The board has a policy, most recently revised in 2014 on a 5-1 vote, that after a decision, “each board member supports the final determination of the board concerning any particular matter, regardless of the member’s personal position concerning such matter.”

In addition, “the board president is the only spokesperson for the Board of Trustees.”

A couple of notes at this juncture: Denomy’s letters to the editor came before “final determination” was made on the issues at hand. It’s also worth mentioning that she cast the dissenting vote back in 2014 on the rules, which we consider contrary to the public interest.

In an interview last week, Davis said the board policies are not meant to stifle anyone’s First Amendment rights.

Could have fooled us, because this sounds like an effort to cow Denomy into silence with a threat of official condemnation for communicating with her constituents.

Theobald’s motion accuses Denomy of “repeated, serious violations of the responsibilities of [a] trustee of Colorado Mountain College … engaging in a public campaign through newspapers across the district to mislead the readers by publishing the minority opinion [and] expressing condemnation of the board and disapproval of properly approved actions by the board. This conduct can only be intended to cause overwhelming damage to the college.”

Goodness.

What caused this “overwhelming damage?”

Denomy wrote a letter in May opposing a transfer of tax money to the nonprofit CMC Foundation; and a second letter in June saying she would vote against a raise, bonus and contract extension for college President and CEO Carrie Hauser. Denomy also said in her second letter she would vote against the overall budget for 2016-17 because she was opposed to “raising tuition on some of our most-deserving students and increasing spending for projects that do not directly enhance the education of our students.”

While we plan to further research the practice of transferring tax money to a private foundation, this editorial isn’t about the merits of Denomy’s positions.

CMC is among western Colorado’s most important institutions.
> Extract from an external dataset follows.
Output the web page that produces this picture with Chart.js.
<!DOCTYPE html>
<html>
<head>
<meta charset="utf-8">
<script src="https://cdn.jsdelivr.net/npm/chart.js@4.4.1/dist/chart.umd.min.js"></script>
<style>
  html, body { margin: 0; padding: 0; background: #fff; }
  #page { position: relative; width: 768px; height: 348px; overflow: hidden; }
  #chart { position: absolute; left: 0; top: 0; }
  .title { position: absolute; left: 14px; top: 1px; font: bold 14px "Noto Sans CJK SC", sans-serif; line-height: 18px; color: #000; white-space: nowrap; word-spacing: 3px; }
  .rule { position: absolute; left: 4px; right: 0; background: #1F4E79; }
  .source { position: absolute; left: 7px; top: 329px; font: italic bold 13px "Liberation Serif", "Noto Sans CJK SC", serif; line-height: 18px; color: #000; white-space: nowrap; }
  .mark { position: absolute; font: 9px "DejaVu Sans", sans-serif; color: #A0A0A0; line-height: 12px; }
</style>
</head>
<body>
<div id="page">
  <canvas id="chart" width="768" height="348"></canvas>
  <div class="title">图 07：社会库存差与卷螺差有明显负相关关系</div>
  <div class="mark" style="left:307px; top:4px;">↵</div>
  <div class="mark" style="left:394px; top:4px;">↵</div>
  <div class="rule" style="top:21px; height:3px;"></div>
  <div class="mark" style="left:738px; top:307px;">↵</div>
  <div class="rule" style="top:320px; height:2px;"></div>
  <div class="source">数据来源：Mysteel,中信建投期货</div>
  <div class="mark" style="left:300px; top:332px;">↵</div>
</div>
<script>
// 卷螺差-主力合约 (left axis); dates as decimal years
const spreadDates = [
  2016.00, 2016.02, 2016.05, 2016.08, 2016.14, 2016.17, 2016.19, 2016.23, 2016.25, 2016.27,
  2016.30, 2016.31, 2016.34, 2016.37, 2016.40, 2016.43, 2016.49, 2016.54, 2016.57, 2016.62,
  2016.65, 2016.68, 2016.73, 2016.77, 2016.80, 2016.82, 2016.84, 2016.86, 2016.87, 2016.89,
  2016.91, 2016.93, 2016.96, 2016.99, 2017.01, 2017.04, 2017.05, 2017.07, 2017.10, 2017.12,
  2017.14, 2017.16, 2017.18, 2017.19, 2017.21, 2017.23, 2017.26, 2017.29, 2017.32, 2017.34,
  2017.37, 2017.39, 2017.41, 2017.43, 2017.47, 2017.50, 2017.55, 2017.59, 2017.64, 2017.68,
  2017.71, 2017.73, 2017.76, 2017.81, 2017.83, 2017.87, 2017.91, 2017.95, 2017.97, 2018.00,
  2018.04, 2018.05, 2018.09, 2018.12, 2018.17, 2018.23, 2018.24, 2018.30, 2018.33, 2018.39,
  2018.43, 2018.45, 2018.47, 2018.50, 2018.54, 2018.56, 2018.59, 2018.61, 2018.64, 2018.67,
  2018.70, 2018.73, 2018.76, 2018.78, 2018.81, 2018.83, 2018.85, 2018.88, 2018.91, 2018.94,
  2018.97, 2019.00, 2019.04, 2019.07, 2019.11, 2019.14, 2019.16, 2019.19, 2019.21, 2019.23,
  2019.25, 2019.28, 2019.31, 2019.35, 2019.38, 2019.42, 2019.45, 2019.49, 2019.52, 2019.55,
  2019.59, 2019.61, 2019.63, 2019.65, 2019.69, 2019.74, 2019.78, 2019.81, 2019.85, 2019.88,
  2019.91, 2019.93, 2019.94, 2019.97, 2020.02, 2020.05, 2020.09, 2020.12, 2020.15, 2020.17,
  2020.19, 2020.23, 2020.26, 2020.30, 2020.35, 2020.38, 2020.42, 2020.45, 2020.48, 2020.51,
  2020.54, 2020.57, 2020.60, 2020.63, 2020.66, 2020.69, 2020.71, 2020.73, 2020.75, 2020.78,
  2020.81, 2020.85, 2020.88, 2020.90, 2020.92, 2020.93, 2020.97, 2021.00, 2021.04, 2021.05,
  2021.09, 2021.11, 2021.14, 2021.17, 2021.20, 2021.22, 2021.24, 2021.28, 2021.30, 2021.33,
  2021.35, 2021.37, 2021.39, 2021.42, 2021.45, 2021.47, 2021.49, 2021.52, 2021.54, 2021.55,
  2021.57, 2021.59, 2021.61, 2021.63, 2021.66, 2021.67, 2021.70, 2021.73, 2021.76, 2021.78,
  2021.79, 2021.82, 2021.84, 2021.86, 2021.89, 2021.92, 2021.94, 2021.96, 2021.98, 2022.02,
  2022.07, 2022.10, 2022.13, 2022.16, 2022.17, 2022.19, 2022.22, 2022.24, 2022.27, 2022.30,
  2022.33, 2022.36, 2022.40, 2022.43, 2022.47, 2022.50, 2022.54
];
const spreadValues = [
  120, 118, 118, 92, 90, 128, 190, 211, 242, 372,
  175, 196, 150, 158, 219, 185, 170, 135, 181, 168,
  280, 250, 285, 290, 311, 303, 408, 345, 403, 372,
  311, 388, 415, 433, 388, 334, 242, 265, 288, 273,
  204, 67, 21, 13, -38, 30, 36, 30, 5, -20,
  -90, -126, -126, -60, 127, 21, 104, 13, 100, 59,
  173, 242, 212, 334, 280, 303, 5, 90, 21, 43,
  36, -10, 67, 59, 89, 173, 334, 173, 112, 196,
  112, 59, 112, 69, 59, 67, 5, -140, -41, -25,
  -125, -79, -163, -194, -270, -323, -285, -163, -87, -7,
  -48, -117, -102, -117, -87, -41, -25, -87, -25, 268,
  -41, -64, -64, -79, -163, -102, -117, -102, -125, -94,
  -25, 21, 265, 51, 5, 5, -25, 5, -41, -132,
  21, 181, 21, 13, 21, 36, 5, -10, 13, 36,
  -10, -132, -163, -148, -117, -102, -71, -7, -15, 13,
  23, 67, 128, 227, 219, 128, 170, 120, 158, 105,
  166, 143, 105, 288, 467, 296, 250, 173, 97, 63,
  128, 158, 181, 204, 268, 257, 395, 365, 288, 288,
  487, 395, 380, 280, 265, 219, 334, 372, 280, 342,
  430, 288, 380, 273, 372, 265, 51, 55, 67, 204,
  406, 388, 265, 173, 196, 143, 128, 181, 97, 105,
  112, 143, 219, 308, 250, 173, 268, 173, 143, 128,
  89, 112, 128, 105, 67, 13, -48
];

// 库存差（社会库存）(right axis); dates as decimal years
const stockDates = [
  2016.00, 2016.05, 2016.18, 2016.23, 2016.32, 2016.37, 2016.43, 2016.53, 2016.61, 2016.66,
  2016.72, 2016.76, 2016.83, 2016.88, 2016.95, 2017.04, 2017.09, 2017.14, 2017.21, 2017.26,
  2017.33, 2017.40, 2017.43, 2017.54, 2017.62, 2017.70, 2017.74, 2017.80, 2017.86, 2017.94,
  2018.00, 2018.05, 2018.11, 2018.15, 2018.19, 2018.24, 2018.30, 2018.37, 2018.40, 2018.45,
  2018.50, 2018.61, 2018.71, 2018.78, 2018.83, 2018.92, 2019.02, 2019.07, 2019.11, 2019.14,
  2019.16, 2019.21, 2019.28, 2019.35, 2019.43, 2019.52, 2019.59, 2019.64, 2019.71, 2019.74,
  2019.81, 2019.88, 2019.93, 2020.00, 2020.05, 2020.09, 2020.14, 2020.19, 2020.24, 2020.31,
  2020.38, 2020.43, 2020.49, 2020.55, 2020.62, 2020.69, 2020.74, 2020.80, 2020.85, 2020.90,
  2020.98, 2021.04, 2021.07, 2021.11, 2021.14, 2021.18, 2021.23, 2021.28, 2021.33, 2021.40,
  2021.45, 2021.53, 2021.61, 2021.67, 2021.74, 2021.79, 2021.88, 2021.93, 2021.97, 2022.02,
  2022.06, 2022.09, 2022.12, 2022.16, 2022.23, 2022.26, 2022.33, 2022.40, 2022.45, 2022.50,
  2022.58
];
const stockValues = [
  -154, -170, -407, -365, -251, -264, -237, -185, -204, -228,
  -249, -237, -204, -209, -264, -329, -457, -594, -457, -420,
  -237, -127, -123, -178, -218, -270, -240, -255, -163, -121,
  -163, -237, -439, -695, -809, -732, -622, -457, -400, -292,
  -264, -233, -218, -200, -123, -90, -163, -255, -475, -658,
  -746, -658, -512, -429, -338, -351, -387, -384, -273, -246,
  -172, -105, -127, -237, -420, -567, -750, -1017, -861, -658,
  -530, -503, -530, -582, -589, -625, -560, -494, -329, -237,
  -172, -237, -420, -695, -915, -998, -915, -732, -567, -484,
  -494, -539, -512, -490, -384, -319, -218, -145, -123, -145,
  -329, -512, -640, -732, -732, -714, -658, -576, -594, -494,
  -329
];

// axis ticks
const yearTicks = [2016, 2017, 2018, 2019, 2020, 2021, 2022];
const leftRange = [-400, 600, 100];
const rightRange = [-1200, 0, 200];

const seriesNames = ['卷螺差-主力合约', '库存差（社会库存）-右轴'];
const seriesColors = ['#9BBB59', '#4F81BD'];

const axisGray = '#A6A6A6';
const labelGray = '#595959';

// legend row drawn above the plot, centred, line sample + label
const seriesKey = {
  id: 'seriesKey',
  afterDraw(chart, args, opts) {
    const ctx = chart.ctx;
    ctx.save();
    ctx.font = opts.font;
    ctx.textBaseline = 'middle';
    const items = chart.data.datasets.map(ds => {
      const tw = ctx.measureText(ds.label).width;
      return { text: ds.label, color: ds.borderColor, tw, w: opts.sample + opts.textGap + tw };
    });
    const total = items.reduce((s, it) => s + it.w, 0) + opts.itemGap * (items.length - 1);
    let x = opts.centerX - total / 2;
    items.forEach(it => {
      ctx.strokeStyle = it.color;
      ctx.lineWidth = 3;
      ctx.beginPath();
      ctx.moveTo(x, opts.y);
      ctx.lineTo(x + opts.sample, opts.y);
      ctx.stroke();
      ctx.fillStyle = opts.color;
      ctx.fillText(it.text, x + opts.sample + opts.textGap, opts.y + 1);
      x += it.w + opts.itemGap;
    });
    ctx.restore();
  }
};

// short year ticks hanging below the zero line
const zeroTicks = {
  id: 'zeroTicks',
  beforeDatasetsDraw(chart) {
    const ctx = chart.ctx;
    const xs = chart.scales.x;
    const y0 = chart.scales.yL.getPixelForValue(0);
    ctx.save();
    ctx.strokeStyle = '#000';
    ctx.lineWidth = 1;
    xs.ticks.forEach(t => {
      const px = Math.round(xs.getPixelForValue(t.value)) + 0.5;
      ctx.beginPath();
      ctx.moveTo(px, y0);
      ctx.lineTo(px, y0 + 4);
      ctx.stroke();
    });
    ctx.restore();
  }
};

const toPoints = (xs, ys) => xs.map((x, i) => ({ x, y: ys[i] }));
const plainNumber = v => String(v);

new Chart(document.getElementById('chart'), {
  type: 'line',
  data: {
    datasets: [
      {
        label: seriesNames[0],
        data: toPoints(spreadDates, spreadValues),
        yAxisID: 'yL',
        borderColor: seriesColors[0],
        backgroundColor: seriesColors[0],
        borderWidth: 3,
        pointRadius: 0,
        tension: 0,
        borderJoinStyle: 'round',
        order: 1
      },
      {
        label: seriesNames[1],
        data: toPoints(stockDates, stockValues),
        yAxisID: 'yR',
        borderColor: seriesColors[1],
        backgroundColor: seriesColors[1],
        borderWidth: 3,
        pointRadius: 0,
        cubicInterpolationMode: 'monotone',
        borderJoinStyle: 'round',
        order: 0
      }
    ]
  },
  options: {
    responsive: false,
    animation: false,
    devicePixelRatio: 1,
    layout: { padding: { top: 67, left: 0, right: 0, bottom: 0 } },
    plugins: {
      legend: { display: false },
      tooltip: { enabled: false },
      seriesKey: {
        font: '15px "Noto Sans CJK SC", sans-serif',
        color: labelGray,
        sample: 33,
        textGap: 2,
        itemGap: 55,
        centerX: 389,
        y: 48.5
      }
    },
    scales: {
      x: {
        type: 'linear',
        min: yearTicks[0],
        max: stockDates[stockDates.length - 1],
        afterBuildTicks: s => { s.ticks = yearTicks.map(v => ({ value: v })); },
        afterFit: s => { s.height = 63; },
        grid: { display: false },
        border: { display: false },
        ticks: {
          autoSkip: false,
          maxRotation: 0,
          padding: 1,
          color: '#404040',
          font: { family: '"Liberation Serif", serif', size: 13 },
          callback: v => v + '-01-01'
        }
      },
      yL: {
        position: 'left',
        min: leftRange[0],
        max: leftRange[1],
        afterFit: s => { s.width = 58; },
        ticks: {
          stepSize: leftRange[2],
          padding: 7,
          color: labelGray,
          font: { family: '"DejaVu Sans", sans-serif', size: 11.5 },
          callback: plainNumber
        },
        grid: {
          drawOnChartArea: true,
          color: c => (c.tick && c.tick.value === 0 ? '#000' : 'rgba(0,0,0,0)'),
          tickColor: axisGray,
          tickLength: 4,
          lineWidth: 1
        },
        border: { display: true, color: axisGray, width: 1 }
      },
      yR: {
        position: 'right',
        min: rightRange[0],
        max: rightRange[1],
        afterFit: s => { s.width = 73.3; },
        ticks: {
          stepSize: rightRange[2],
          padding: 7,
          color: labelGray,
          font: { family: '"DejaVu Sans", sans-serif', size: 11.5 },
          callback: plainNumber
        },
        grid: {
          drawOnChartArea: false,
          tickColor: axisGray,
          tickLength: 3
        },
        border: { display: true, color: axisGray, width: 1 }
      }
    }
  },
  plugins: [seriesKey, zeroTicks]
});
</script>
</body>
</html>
We think Hauser is a good leader with a strong vision for making education broadly attainable, supporting students and working to make their high school years more valuable. We particularly appreciate that the college is one of the few institutions around here that is proactively inclusive of our large population of immigrant families.

This editorial is about Denomy’s certain right — we would deem it an obligation — to share her views with taxpayers.
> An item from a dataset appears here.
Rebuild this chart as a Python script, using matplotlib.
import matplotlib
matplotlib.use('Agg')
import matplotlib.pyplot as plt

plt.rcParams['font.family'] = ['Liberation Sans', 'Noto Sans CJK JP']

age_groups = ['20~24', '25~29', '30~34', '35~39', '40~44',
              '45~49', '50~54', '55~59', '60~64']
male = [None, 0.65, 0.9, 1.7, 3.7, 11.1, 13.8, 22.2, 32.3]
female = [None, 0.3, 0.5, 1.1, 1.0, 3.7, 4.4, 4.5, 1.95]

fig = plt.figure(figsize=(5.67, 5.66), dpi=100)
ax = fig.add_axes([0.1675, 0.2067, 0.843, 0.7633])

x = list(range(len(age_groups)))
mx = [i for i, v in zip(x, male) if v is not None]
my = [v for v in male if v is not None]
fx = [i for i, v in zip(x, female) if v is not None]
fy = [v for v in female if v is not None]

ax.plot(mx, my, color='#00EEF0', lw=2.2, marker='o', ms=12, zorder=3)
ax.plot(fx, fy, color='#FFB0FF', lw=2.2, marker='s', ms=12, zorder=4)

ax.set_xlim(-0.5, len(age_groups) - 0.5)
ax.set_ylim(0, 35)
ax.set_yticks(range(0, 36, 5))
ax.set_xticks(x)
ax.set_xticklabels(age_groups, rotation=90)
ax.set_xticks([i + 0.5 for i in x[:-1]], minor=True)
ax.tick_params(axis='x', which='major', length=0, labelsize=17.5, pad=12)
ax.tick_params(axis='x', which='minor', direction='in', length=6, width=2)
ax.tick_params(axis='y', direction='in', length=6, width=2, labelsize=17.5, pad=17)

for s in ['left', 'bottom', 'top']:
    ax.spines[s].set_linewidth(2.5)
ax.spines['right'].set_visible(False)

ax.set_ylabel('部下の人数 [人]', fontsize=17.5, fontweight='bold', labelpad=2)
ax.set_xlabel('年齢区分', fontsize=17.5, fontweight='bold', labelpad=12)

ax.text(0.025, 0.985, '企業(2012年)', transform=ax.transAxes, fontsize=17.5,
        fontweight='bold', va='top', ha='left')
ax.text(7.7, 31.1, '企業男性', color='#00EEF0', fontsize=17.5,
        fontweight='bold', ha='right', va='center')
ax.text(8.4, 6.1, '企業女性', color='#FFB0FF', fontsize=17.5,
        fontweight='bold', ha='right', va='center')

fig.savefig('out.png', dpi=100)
We are concerned that Theobald’s motion is indicative of efforts to foster a cloistered culture in which dissent is punished.

In 2013, when Denomy faced re-election, she was opposed by Jay Rickstrew, who now is on the CMC Foundation board. In 2015, when Carbondale Trustee Kathy Goudy, who believes the censure motion is inappropriate and who asks a lot of questions in her board role, faced re-election, she was opposed by former CMC Foundation board chairman Jon Warnick. Theobald also is a former foundation board chair, and Davis is a former foundation board member, as is Trustee Charles Cunniffe.

While Denomy and Goudy won their re-election campaigns, we don’t think the residents of the CMC district — Garfield, Pitkin, Eagle, Routt, Lake and Summit counties — really want a revolving door of trustees between the private CMC Foundation and the public college governing board, particularly when the latter is sending tax money to the former.

Davis doesn’t think the CMC board is like a city council or county commission, saying, “I see this a bit more like the governing board for a lot of either nonprofit or private enterprise organizations.”

It’s not.

It’s an elected body that represents taxpayers and allocates our money. Denomy or any other trustee must be free to communicate with those constituents who are paying the freight.

As Jeff Roberts, executive director of the Colorado Freedom of Information Coalition said, her desire to explain her position and make policy-making transparent “shouldn’t just be honored; it should be celebrated.”

If damage is being done to CMC it is through Theobald’s effort to intimidate a dissenter into silence.

The board and the college have no real reason to fear transparency or criticism.